‘Artificial Flavors’ Review: Blame ChatGPT for This Musical
Artificial intelligence can paint meddlesome monkeys, speak in the basso profundo of James Earl Jones and play a tune to suit a hall of mirrors. But it can’t write a musical that doesn’t feel canned (at least, not yet). That’s the argument put forward by “Artificial Flavors,” a live demonstration of A.I.’s creative capabilities — and tedious limitations — at 59E59 Theaters.
The writer and director Steve Cosson, the artistic director of the restlessly curious company the Civilians, here assumes the role of a somewhat befuddled narrator, explaining that this project was born from his late-night tinkering with programs like ChatGPT. Cosson, who says he is not a performer, at times doesn’t seem to know where to stand or what to say next. Whether or not it’s an act (and I suspect that it is), Cosson’s apparent insecurity provides a stark contrast to the technology he is investigating.
Cosson solicits Mad Libs-style audience input to show that generative A.I. merely needs prompting and a few seconds to spit out an unconvincing Picasso or write vaguely in the voice of Stephen King, examples projected on a screen. Six actors then step in to perform A.I.-generated skits, including a scene between socialist comrades quibbling over a Birkin bag on the night I attended. Cosson promises that each performance of “Artificial Flavors” will culminate in a brand-new musical, with text written by ChatGPT and melodies composed on the spot by the Civilians and the onstage music director Dan Lipton.

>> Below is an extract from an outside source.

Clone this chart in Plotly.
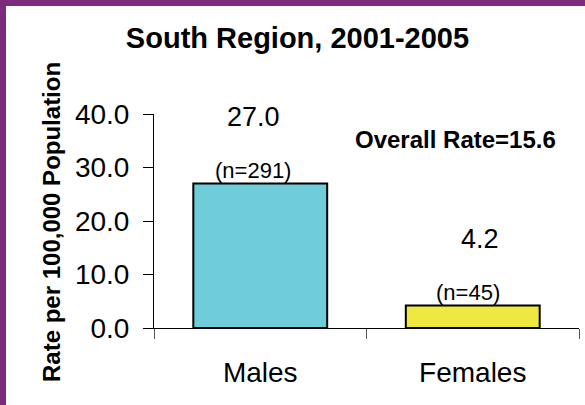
import plotly.graph_objects as go

# ---- data ----
categories = ["Males", "Females"]
rates = [27.0, 4.2]
counts = [291, 45]
bar_colors = ["#6FCDD9", "#EEE840"]
overall_rate = 15.6
title_text = "South Region, 2001-2005"
y_title = "Rate per 100,000 Population"
y_ticks = [0, 10, 20, 30, 40]

# ---- layout geometry (pixels) ----
W, H = 585, 405
ML, MR, MT, MB = 154, 6, 114, 77
PW, PH = W - ML - MR, H - MT - MB
PURPLE = "#7B2A7C"
FONT = "Liberation Sans, Arial, sans-serif"


def px_x(px):
    return (px - ML) / PW


def px_y(py):
    return (H - MB - py) / PH


fig = go.Figure()
fig.add_trace(go.Bar(
    x=categories, y=rates,
    marker=dict(color=bar_colors, line=dict(color="black", width=2)),
    width=0.63,
    hoverinfo="skip",
))

annotations = []
val_shifts = [-7, 7]
n_shifts = [-7, -5]
for cat, r, n, vs, ns in zip(categories, rates, counts, val_shifts, n_shifts):
    annotations.append(dict(
        x=cat, y=r, xref="x", yref="y", text=f"{r:.1f}", showarrow=False,
        yanchor="middle", yshift=67, xshift=vs,
        font=dict(family=FONT, size=27, color="black"),
    ))
    annotations.append(dict(
        x=cat, y=r, xref="x", yref="y", text=f"(n={n})", showarrow=False,
        yanchor="bottom", yshift=-1, xshift=ns,
        font=dict(family=FONT, size=22, color="black"),
    ))

annotations.append(dict(
    x=px_x(455), y=px_y(139), xref="paper", yref="paper",
    text=f"<b>Overall Rate={overall_rate}</b>", showarrow=False,
    xanchor="center", yanchor="middle",
    font=dict(family=FONT, size=24, color="black"),
))
annotations.append(dict(
    x=px_x(51), y=px_y(222), xref="paper", yref="paper",
    text=f"<b>{y_title}</b>", showarrow=False, textangle=-90,
    xanchor="center", yanchor="middle",
    font=dict(family=FONT, size=24, color="black"),
))

shapes = [
    dict(type="rect", xref="paper", yref="paper",
         x0=px_x(0), x1=px_x(W), y0=px_y(6), y1=px_y(0),
         fillcolor=PURPLE, line=dict(width=0), layer="above"),
    dict(type="rect", xref="paper", yref="paper",
         x0=px_x(0), x1=px_x(6), y0=px_y(H), y1=px_y(0),
         fillcolor=PURPLE, line=dict(width=0), layer="above"),
]

fig.update_layout(
    width=W, height=H,
    margin=dict(l=ML, r=MR, t=MT, b=MB, pad=0),
    paper_bgcolor="white", plot_bgcolor="white",
    showlegend=False,
    bargap=0.37,
    title=dict(text=f"<b>{title_text}</b>", x=297.5 / W, y=1 - 38 / H,
               xanchor="center", yanchor="middle",
               font=dict(family=FONT, size=29, color="black")),
    annotations=annotations,
    shapes=shapes,
    xaxis=dict(
        showline=True, linecolor="black", linewidth=1,
        ticks="outside", ticklen=10, tickcolor="#555", tickwidth=1,
        tickson="boundaries", showgrid=False, zeroline=False,
        tickfont=dict(family=FONT, size=28, color="black"),
        ticklabelstandoff=19,
        fixedrange=True,
    ),
    yaxis=dict(
        range=[0, 40], tickvals=y_ticks, tickformat=".1f",
        showline=True, linecolor="black", linewidth=1,
        ticks="outside", ticklen=10, tickcolor="black", tickwidth=1,
        showgrid=False, zeroline=False,
        tickfont=dict(family=FONT, size=28, color="black"),
        ticklabelstandoff=8,
        fixedrange=True,
    ),
)

fig.write_html(
    "out.html",
    config={"displayModeBar": False},
    post_script="document.body.style.margin='0';document.body.style.overflow='hidden';",
)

The problem is that every example of A.I.-generated content proceeding it portends how bad that musical will be. That seems to be Cosson’s point, though it becomes tiresome as his experiment balloons to 90 minutes. What scant humor A.I. produces here is inadvertent and its metaphors are clichéd. (“We’re more than gears, circuits and wires,” one early sample lyric goes, “We are the spark igniting untamed fires.”)

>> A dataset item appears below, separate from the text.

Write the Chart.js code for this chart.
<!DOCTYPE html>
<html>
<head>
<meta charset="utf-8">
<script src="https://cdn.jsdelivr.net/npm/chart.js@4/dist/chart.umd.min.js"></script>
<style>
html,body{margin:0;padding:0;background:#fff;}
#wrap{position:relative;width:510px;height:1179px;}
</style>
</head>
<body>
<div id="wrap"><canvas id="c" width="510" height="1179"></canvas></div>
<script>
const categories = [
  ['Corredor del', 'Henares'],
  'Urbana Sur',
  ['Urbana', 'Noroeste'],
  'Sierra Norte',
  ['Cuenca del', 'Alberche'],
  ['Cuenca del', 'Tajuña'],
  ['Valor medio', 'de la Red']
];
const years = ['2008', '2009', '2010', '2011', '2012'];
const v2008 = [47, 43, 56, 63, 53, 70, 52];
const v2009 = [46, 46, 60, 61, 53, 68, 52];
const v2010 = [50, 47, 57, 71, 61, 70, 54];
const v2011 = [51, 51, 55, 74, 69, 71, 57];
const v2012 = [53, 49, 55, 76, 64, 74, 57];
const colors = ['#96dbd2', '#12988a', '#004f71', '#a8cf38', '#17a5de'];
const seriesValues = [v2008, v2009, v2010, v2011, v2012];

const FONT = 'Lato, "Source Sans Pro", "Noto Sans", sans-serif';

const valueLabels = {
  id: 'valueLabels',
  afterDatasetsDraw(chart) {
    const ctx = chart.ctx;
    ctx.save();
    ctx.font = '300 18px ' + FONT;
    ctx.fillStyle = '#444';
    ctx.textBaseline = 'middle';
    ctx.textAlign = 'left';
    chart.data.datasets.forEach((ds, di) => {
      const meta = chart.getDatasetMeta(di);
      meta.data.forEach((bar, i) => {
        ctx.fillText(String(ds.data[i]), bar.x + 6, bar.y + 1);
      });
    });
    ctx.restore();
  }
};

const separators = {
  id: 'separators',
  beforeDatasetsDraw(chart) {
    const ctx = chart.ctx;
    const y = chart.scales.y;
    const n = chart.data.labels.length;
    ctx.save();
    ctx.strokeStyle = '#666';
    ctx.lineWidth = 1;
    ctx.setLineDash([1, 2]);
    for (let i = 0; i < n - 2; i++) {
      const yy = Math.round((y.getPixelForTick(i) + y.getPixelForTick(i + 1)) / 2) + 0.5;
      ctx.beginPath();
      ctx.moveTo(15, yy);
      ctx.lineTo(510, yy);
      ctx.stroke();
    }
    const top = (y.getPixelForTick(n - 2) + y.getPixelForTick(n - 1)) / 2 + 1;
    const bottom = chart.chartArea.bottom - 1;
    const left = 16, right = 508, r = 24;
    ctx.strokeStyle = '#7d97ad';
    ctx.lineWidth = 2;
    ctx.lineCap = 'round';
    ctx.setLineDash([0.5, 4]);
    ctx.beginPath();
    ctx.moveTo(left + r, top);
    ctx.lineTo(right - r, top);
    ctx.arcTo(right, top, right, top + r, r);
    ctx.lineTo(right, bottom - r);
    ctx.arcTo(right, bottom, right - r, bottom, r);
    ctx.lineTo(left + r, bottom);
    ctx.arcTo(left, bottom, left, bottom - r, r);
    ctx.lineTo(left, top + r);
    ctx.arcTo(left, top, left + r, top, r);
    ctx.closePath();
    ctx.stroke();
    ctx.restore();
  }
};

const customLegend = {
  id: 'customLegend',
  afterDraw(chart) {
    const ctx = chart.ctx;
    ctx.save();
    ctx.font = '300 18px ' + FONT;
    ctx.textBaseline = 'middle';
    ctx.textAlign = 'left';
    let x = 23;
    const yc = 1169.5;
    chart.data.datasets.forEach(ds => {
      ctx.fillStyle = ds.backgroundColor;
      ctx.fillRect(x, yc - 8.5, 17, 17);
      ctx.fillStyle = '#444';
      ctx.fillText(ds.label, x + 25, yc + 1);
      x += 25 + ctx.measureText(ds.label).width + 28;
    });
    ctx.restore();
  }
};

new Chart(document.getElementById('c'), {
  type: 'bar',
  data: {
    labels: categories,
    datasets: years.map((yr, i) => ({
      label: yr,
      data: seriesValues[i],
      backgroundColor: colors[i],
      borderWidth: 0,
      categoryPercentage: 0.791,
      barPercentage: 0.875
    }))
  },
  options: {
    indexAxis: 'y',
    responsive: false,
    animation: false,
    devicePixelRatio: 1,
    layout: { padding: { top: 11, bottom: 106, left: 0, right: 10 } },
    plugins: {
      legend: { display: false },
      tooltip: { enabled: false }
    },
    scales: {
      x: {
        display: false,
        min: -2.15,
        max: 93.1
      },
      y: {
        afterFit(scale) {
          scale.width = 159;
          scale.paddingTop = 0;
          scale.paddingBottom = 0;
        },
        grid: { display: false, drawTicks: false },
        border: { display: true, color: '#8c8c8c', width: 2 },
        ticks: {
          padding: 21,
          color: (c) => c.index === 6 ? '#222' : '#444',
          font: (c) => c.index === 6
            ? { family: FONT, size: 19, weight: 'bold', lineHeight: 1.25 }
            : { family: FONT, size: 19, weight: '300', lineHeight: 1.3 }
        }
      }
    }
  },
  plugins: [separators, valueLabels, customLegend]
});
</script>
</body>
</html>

There is ingenuity in the varying parameters for a musical that Cosson feeds into ChatGPT, including conflict, setting and structure (for example, a pie-eating contest at a beachside resort). But by Cosson’s design, A.I. is squarely to blame for the resulting artistic failure. The cast does impressive impromptu work, singing on the fly and reading live text from hand-held tablets. Michael Castillejos and Trey Lyford add lo-fi percussion to Lipton’s electronic keyboard, while Heath Saunders appears to lead the ensemble’s unpolished vocals. But the songs and dialogue, though generated anew each night, are no doubt consistently inane.
Theater artists are wrestling, like many others, with the rapidly expanding power of A.I. and its implications on the form. In “Prometheus Firebringer” earlier this fall, the creator Annie Dorsen delivered an incisive lecture about human obedience to technology alongside a haunting but prosaic illustration of its current capacities. Cosson, who says that A.I. and theater are both “in the business of making fake life,” delivers something closer to A.I. 101 before reveling at how inept it is at doing his job.
He may be tipping the scale with this anodyne, presentational staging (the office set, reminiscent of the Sims, is by the studio casaboyce) and by using the technology only to generate text, when it’s also capable of more complex musical compositions and voice imitation. Still, his point stands: A.I. is proficient at producing “fake life,” but without an artist’s subjectivity or point of view. Unfortunately for the audience, witnessing the boundaries of innovation comes with few rewards.
Artificial Flavors
Through Nov. 19 at 59E59 Theaters, Manhattan; 59e59.org. Running time: 1 hour 30 minutes.